George’s account of events is most interesting. He is now museum director, and has written the foreword to this book. When I met him that April he was clearly exhausted, in a state of great distress and unsure about what exactly had been stolen. Now he states that although “the looters broke through the main galleries and the store rooms, stealing and destroying everything they could get their hands on”, the toll was around 15,000 items. George also states that, as a result of international efforts, around 6,000 objects have been returned, including many from abroad with “over 600 in the United States”. Material is, he says, being recovered “almost every day” although more than 50% of what was lost is still missing. (The British Museum’s more gloomy assessment is that the toll of missing items remains at 15,000.)
I for one remain confused by what really happened. Back in April 2003 the one missing item that confounded all attempts to quantify the loss was an up-to-date museum inventory. One did not seem to exist. Has one since been unearthed, and if not how on earth have figures been arrived at? Were the crates, discovered apparently intact in late April, in fact unlooted and if so, where are their contents now? This book does not tell us. After reading it I am still unsure about what has survived. It describes many of the museum’s greatest treasures without always explaining if they have survived, were stolen, have been recovered or were damaged. For example, the 4,500-year-old lyre from Ur is described and illustrated in all its glory, yet I saw it in shattered bits in a workshop. An exception is the stupendous 8th-century female bust, known as the Mona Lisa of Nimrud. In April this was regarded as one of the greatest losses. Yet it must have been stored in the flooded vaults of the Central Bank because the book says it is safe but “severely” damaged by water.
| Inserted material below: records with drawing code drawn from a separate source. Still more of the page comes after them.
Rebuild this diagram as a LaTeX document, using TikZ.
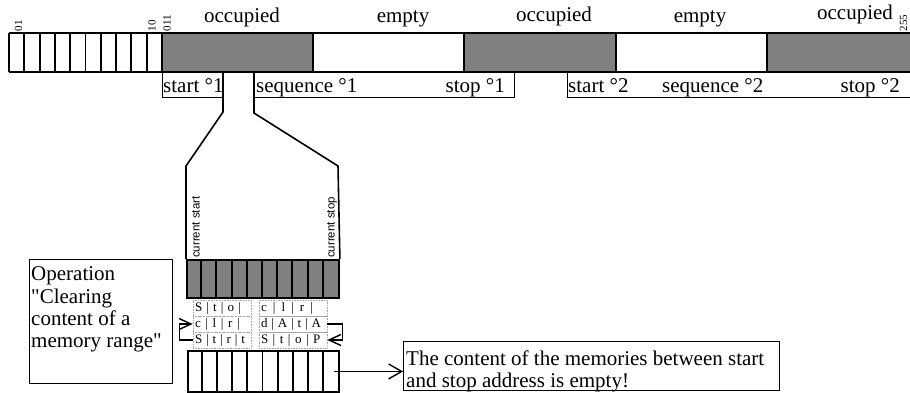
\documentclass[tikz,border=0pt]{standalone}
\usepackage{fontspec}
\setmainfont{Liberation Serif}[Ligatures=TeXOff]
\newfontfamily\lsans{Liberation Sans}
\usetikzlibrary{arrows.meta,calc}
\newcommand\gridtxt[5]{\hbox to #1pt{#2\hfil|\hfil #3\hfil|\hfil #4\hfil|\hfil #5\hfil}}
\begin{document}
\begin{tikzpicture}[x=1pt,y=-1pt,
  bigfont/.style={font=\fontsize{21}{22.3}\selectfont, inner sep=0pt},
  addr/.style={font=\fontsize{11}{11}\selectfont, rotate=90, anchor=west, inner sep=0pt},
  cur/.style={font=\lsans\fontsize{11.5}{11.5}\selectfont, rotate=90, anchor=west, inner sep=0pt},
  heavy/.style={line width=1.9pt},
  funnel/.style={line width=1.6pt},
  thinl/.style={line width=0.8pt},
  occ/.style={fill=black!50},
  gridrow/.style={draw=black!35, densely dotted, line width=0.6pt, inner sep=0pt, minimum height=16pt, font=\fontsize{13}{13}\selectfont},
  barb/.style={-{Straight Barb[length=13pt,width=15pt]}, line width=1.4pt},
  smallbarb/.style={-{Straight Barb[length=12pt,width=11pt]}, line width=1.4pt},
  boxnode/.style={draw, line width=1.4pt, inner sep=0pt, anchor=north west}
]
\useasboundingbox (0,0) rectangle (910,392);
% ---- top memory bar ----
\fill[occ] (162,33) rectangle (313,72);
\fill[occ] (464,33) rectangle (616,72);
\fill[occ] (767,33) rectangle (910,72);
\draw[heavy] (9,33) -- (910,33);
\draw[heavy] (9,72) -- (910,72);
\foreach \i in {0,...,10} \draw[heavy] ({9+15.3*\i},33) -- ({9+15.3*\i},72);
\foreach \x in {313,464,616,767} \draw[heavy] (\x,33) -- (\x,72);
% address labels
\node[addr] (a01) at (18.5,31.5) {01};
\node[addr] (a10) at (152,31.5) {10};
\node[addr] (a011) at (167,31.5) {011};
\node[addr] (a255) at (903.5,31.5) {255};
% segment labels
\node[bigfont, anchor=base] (o1) at (242,22) {occupied};
\node[bigfont, anchor=base] (e1) at (403,22) {empty};
\node[bigfont, anchor=base] (o2) at (554,21) {occupied};
\node[bigfont, anchor=base] (e2) at (700,22) {empty};
\node[bigfont, anchor=base] (o3) at (855,19) {occupied};
% ---- label rows ----
\draw[thinl] (162,72) -- (162,97) -- (223,97);
\draw[thinl] (254,97) -- (514,97) -- (514,72);
\draw[thinl] (567,72) -- (567,97) -- (910,97);
\node[bigfont, anchor=base west] (s1) at (163,92) {start °1};
\node[bigfont, anchor=base west] (q1) at (256,92) {sequence °1};
\node[bigfont, anchor=base east] (t1) at (505,92) {stop °1};
\node[bigfont, anchor=base west] (s2) at (568,92) {start °2};
\node[bigfont, anchor=base west] (q2) at (662,92) {sequence °2};
\node[bigfont, anchor=base east] (t2) at (900,92) {stop °2};
% ---- zoomed range ----
\node[draw, heavy, occ, minimum width=152, minimum height=38, inner sep=0pt, anchor=north west] (bg) at (186,259) {};
\foreach \i in {1,...,9} \draw[heavy] ({186+15.2*\i},259) -- ({186+15.2*\i},297);
\coordinate (fl) at (223,72);
\coordinate (fr) at (254,72);
\draw[funnel] (fl) -- (223,112) -- (186,166) -- (bg.north west);
\draw[funnel] (fr) -- (254,113) -- (338,166) -- (bg.north east);
\node[cur] (cs) at (196,258) {current start};
\node[cur] (ce) at (332,258) {current stop};
% ---- character grid ----
\node[gridrow, minimum width=58] (r1L) at (222,308) {\gridtxt{54}{S}{t}{o}{}};
\node[gridrow, minimum width=58] (r2L) at (222,324) {\gridtxt{54}{c}{l}{r}{}};
\node[gridrow, minimum width=58] (r3L) at (222,340) {\gridtxt{54}{S}{t}{r}{t}};
\node[gridrow, minimum width=68] (r1R) at (293,308) {\gridtxt{64}{c}{l}{r}{}};
\node[gridrow, minimum width=68] (r2R) at (293,324) {\gridtxt{64}{d}{A}{t}{A}};
\node[gridrow, minimum width=68] (r3R) at (293,340) {\gridtxt{64}{S}{t}{o}{P}};
\draw[smallbarb] (r3L.west) -- ++(-13,0) |- (r2L.west);
\draw[smallbarb] (r2R.east) -- ++(15,0) |- (r3R.east);
% ---- cleared memories ----
\node[draw, heavy, minimum width=151, minimum height=41, inner sep=0pt, anchor=north west] (bw) at (187,350) {};
\foreach \i in {1,...,9} \draw[heavy] ({187+15.1*\i},350) -- ({187+15.1*\i},391);
% ---- operation box ----
\node[boxnode, minimum width=143, minimum height=124] (op) at (29,259) {};
\node[bigfont, anchor=base west] (op1) at (31,280.7) {Operation};
\node[bigfont, anchor=base west] (op2) at (31,303) {"Clearing};
\node[bigfont, anchor=base west] (op3) at (31,325.3) {content of a};
\node[bigfont, anchor=base west] (op4) at (31,347.6) {memory range"};
% ---- message box ----
\node[boxnode, minimum width=376, minimum height=49] (msg) at (403,341) {};
\node[bigfont, anchor=base west] (m1) at (406,365) {The content of the memories between start};
\node[bigfont, anchor=base west] (m2) at (406,387) {and stop address is empty!};
\draw[barb] ([xshift=-6pt]bw.east) -- (bw.east -| msg.west);
\end{tikzpicture}
\end{document}
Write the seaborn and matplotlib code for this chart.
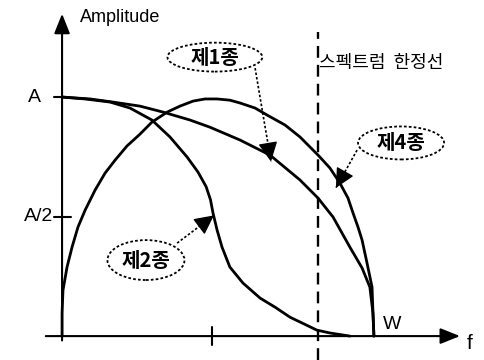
import numpy as np
import pandas as pd
import seaborn as sns
import matplotlib.pyplot as plt
from matplotlib.patches import Ellipse

sns.set_theme(style="white")
plt.rcParams['font.family'] = ['Liberation Sans', 'Noto Sans CJK KR']

# curves (x in units of W, y in units of A)
c1_x = [0, 0.09, 0.163, 0.25, 0.324, 0.41, 0.474, 0.571, 0.667, 0.763, 0.821, 0.869, 0.923, 0.962, 0.987, 0.997, 1.0]
c1_y = [1.0, 0.992, 0.979, 0.962, 0.937, 0.904, 0.874, 0.82, 0.757, 0.653, 0.577, 0.498, 0.372, 0.285, 0.205, 0.096, 0.0]

c2_x = [0, 0.074, 0.154, 0.218, 0.288, 0.346, 0.401, 0.436, 0.462, 0.476, 0.484, 0.497, 0.513, 0.538, 0.58,
        0.635, 0.683, 0.731, 0.763, 0.817, 0.859, 0.923]
c2_y = [1.0, 0.992, 0.979, 0.954, 0.904, 0.833, 0.749, 0.686, 0.625, 0.57, 0.515, 0.444, 0.372, 0.289, 0.222,
        0.159, 0.121, 0.079, 0.059, 0.025, 0.013, 0.0]

c4_x = [0, 0, 0.003, 0.016, 0.032, 0.051, 0.074, 0.106, 0.138, 0.17, 0.208, 0.25, 0.288, 0.337, 0.378, 0.42,
        0.458, 0.497, 0.538, 0.571, 0.619, 0.657, 0.715, 0.763, 0.821, 0.859, 0.891, 0.917, 0.933, 0.949,
        0.962, 0.978, 0.994, 0.997, 1.0]
c4_y = [0, 0.096, 0.192, 0.289, 0.372, 0.456, 0.527, 0.611, 0.682, 0.736, 0.795, 0.845, 0.895, 0.937, 0.962,
        0.983, 0.992, 0.992, 0.987, 0.975, 0.954, 0.925, 0.883, 0.833, 0.757, 0.703, 0.64, 0.577, 0.515, 0.456,
        0.402, 0.305, 0.205, 0.096, 0.0]

limit_x = 0.821     # 스펙트럼 한정선
half_x = 0.48       # tick on f axis
y_ticks = [1.0, 0.5]
y_labels = ['A', 'A/2']

labels = ['제1종', '제2종', '제4종']
label_xy = [(0.49, 1.167), (0.269, 0.318), (1.087, 0.808)]
label_wh = [(0.304, 0.121), (0.247, 0.167), (0.276, 0.138)]
leader_from = [(0.619, 1.121), (0.369, 0.389), (0.946, 0.778)]
leader_to = [(0.670, 0.730), (0.487, 0.505), (0.878, 0.62)]

fig = plt.figure(figsize=(4.84, 3.6), dpi=100)
ax = fig.add_axes([0, 0, 1, 1])
ax.set_xlim(-0.199, 1.353)
ax.set_ylim(-0.100, 1.406)
ax.axis('off')

for xs, ys in [(c1_x, c1_y), (c2_x, c2_y), (c4_x, c4_y)]:
    df = pd.DataFrame({'x': xs, 'y': ys})
    sns.lineplot(data=df, x='x', y='y', sort=False, estimator=None, color='black', lw=2.0,
                 solid_joinstyle='round', ax=ax)

# axes with arrows
ax.annotate('', xy=(1.285, 0.0), xytext=(-0.061, 0.0),
            arrowprops=dict(arrowstyle='-|>,head_length=0.5,head_width=0.2', color='black', lw=1.5, mutation_scale=24))
ax.annotate('', xy=(0.0, 1.36), xytext=(0.0, -0.03),
            arrowprops=dict(arrowstyle='-|>,head_length=0.5,head_width=0.2', color='black', lw=1.5, mutation_scale=24))
for yt, lab in zip(y_ticks, y_labels):
    ax.plot([-0.025, 0.03 if yt < 1 else 0.0], [yt, yt], color='black', lw=1.5)
    ax.text(-0.03 if yt < 1 else -0.09, yt, lab, ha='right' if yt < 1 else 'center', va='center', fontsize=14, color='black')
ax.plot([half_x, half_x], [-0.038, 0.038], color='black', lw=1.5)

ax.text(0.058, 1.331, 'Amplitude', ha='left', va='center', fontsize=13, color='black')
ax.text(1.058, 0.05, 'W', ha='center', va='center', fontsize=14, color='black')
ax.text(1.308, -0.03, 'f', ha='center', va='center', fontsize=15, color='black')

# spectrum limit line
ax.plot([limit_x, limit_x], [-0.1, 1.272], color='black', lw=1.7, ls=(0, (5, 3)))
ax.text(limit_x + 0.003, 1.142, '스펙트럼  한정선', ha='left', va='center', fontsize=13,
        family=['Noto Sans CJK KR'], color='black')

for lab, (cx, cy), (w, h), p0, p1 in zip(labels, label_xy, label_wh, leader_from, leader_to):
    ax.add_patch(Ellipse((cx, cy), w, h, fill=False, ec='black', lw=1.3, ls=(0, (1.5, 1.2))))
    ax.text(cx, cy, lab, ha='center', va='center', fontsize=14.5, weight='bold',
            family=['Noto Sans CJK KR', 'DejaVu Sans'], color='black')
    # dotted leader, then a solid filled head at the curve
    ax.plot([p0[0], p1[0]], [p0[1], p1[1]], color='black', lw=1.2, ls=(0, (1.5, 1.2)))
    mid = (p0[0] + 0.85 * (p1[0] - p0[0]), p0[1] + 0.85 * (p1[1] - p0[1]))
    ax.annotate('', xy=p1, xytext=mid,
                arrowprops=dict(arrowstyle='-|>,head_length=0.6,head_width=0.3', color='black', lw=1.0,
                                mutation_scale=20, shrinkA=0, shrinkB=0))

fig.savefig('out.png', dpi=100, facecolor='white')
This book is a fine academic study of the wonders of ancient Mesopotamian culture as represented in the museum, and also a plea from the heart: as the authors explain, “those who choose the devastating path of war [must] understand not only its human cost but its cultural cost as well”. But it is not the last word on the region’s tragic recent history. Certainly its simplified account of what happened in April 2003 does not tally with what I myself saw or with what I was told by those intimately involved with the investigation. The full story — the means and motives behind the attacks on the museum — has yet to be told, and it’s vital that it should be told — for only the truth can help heal the wounds and soothe the anger that now torment this tragically fragmented nation.